GIVEN INFORMATION –
----

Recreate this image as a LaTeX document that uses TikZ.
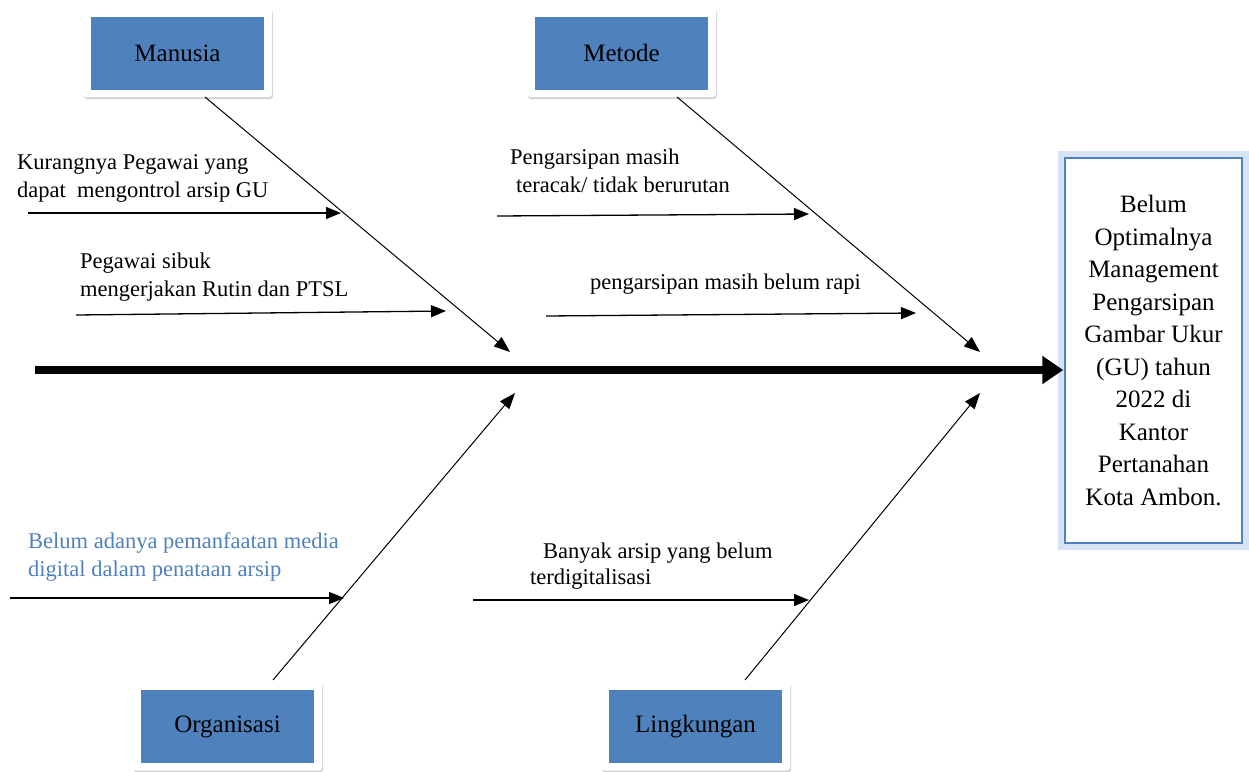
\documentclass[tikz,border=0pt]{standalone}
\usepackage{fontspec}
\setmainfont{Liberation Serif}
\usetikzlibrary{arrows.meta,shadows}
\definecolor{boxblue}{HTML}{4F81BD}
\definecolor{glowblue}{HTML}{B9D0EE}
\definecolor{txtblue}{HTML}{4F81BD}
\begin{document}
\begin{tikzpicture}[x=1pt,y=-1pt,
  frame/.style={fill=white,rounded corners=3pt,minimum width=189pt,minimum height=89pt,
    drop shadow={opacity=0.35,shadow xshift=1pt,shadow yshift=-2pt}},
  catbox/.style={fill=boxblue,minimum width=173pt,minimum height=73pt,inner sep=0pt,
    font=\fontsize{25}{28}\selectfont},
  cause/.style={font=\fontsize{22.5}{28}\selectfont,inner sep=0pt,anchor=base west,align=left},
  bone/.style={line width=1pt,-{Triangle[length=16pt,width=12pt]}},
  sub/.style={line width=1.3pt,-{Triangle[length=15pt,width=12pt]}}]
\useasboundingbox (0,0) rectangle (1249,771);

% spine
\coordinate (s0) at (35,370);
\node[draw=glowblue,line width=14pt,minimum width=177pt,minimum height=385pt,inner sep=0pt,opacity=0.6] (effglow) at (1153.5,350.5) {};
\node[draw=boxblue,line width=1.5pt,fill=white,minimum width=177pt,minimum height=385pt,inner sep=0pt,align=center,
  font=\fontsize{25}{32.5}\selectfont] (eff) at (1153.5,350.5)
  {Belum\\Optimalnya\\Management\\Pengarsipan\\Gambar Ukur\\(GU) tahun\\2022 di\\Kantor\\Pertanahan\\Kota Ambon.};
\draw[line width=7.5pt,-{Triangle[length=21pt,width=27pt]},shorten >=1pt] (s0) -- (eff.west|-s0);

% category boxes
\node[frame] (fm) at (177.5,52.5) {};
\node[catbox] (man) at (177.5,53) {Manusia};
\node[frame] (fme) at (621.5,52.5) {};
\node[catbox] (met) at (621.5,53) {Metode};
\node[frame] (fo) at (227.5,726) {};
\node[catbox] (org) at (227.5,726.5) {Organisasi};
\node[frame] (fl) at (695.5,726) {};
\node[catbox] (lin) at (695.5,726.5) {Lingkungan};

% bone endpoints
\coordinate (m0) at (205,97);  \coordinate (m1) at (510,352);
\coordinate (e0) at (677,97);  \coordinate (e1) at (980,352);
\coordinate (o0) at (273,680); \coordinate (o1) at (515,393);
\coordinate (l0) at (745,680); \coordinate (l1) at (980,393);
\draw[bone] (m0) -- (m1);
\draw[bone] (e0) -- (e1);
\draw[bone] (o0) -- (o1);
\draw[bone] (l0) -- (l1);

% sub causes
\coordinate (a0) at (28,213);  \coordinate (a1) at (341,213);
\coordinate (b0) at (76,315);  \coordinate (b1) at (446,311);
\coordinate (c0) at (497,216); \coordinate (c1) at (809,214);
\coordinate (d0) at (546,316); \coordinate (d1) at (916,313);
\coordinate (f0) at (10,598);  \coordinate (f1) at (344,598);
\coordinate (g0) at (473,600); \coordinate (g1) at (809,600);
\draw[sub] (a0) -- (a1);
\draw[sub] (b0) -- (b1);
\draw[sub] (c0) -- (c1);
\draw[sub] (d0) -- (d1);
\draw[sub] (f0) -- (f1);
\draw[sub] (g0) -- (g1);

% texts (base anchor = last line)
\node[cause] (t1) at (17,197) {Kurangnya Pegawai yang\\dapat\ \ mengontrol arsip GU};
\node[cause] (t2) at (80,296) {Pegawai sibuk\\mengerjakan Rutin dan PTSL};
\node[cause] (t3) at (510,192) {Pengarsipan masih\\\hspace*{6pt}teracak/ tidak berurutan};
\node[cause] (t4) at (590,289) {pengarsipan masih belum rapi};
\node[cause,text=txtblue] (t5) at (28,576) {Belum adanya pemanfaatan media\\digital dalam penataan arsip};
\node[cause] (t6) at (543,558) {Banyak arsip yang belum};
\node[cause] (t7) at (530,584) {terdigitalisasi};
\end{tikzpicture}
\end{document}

----

TASK DIRECTIONS –
Leaving out the pictures, repeat the data above exactly.

ANSWER –
Recreate this image as a LaTeX document that uses TikZ.
\documentclass[tikz,border=0pt]{standalone}
\usepackage{fontspec}
\setmainfont{Liberation Serif}
\usetikzlibrary{arrows.meta,shadows}
\definecolor{boxblue}{HTML}{4F81BD}
\definecolor{glowblue}{HTML}{B9D0EE}
\definecolor{txtblue}{HTML}{4F81BD}
\begin{document}
\begin{tikzpicture}[x=1pt,y=-1pt,
  frame/.style={fill=white,rounded corners=3pt,minimum width=189pt,minimum height=89pt,
    drop shadow={opacity=0.35,shadow xshift=1pt,shadow yshift=-2pt}},
  catbox/.style={fill=boxblue,minimum width=173pt,minimum height=73pt,inner sep=0pt,
    font=\fontsize{25}{28}\selectfont},
  cause/.style={font=\fontsize{22.5}{28}\selectfont,inner sep=0pt,anchor=base west,align=left},
  bone/.style={line width=1pt,-{Triangle[length=16pt,width=12pt]}},
  sub/.style={line width=1.3pt,-{Triangle[length=15pt,width=12pt]}}]
\useasboundingbox (0,0) rectangle (1249,771);

% spine
\coordinate (s0) at (35,370);
\node[draw=glowblue,line width=14pt,minimum width=177pt,minimum height=385pt,inner sep=0pt,opacity=0.6] (effglow) at (1153.5,350.5) {};
\node[draw=boxblue,line width=1.5pt,fill=white,minimum width=177pt,minimum height=385pt,inner sep=0pt,align=center,
  font=\fontsize{25}{32.5}\selectfont] (eff) at (1153.5,350.5)
  {Belum\\Optimalnya\\Management\\Pengarsipan\\Gambar Ukur\\(GU) tahun\\2022 di\\Kantor\\Pertanahan\\Kota Ambon.};
\draw[line width=7.5pt,-{Triangle[length=21pt,width=27pt]},shorten >=1pt] (s0) -- (eff.west|-s0);

% category boxes
\node[frame] (fm) at (177.5,52.5) {};
\node[catbox] (man) at (177.5,53) {Manusia};
\node[frame] (fme) at (621.5,52.5) {};
\node[catbox] (met) at (621.5,53) {Metode};
\node[frame] (fo) at (227.5,726) {};
\node[catbox] (org) at (227.5,726.5) {Organisasi};
\node[frame] (fl) at (695.5,726) {};
\node[catbox] (lin) at (695.5,726.5) {Lingkungan};

% bone endpoints
\coordinate (m0) at (205,97);  \coordinate (m1) at (510,352);
\coordinate (e0) at (677,97);  \coordinate (e1) at (980,352);
\coordinate (o0) at (273,680); \coordinate (o1) at (515,393);
\coordinate (l0) at (745,680); \coordinate (l1) at (980,393);
\draw[bone] (m0) -- (m1);
\draw[bone] (e0) -- (e1);
\draw[bone] (o0) -- (o1);
\draw[bone] (l0) -- (l1);

% sub causes
\coordinate (a0) at (28,213);  \coordinate (a1) at (341,213);
\coordinate (b0) at (76,315);  \coordinate (b1) at (446,311);
\coordinate (c0) at (497,216); \coordinate (c1) at (809,214);
\coordinate (d0) at (546,316); \coordinate (d1) at (916,313);
\coordinate (f0) at (10,598);  \coordinate (f1) at (344,598);
\coordinate (g0) at (473,600); \coordinate (g1) at (809,600);
\draw[sub] (a0) -- (a1);
\draw[sub] (b0) -- (b1);
\draw[sub] (c0) -- (c1);
\draw[sub] (d0) -- (d1);
\draw[sub] (f0) -- (f1);
\draw[sub] (g0) -- (g1);

% texts (base anchor = last line)
\node[cause] (t1) at (17,197) {Kurangnya Pegawai yang\\dapat\ \ mengontrol arsip GU};
\node[cause] (t2) at (80,296) {Pegawai sibuk\\mengerjakan Rutin dan PTSL};
\node[cause] (t3) at (510,192) {Pengarsipan masih\\\hspace*{6pt}teracak/ tidak berurutan};
\node[cause] (t4) at (590,289) {pengarsipan masih belum rapi};
\node[cause,text=txtblue] (t5) at (28,576) {Belum adanya pemanfaatan media\\digital dalam penataan arsip};
\node[cause] (t6) at (543,558) {Banyak arsip yang belum};
\node[cause] (t7) at (530,584) {terdigitalisasi};
\end{tikzpicture}
\end{document}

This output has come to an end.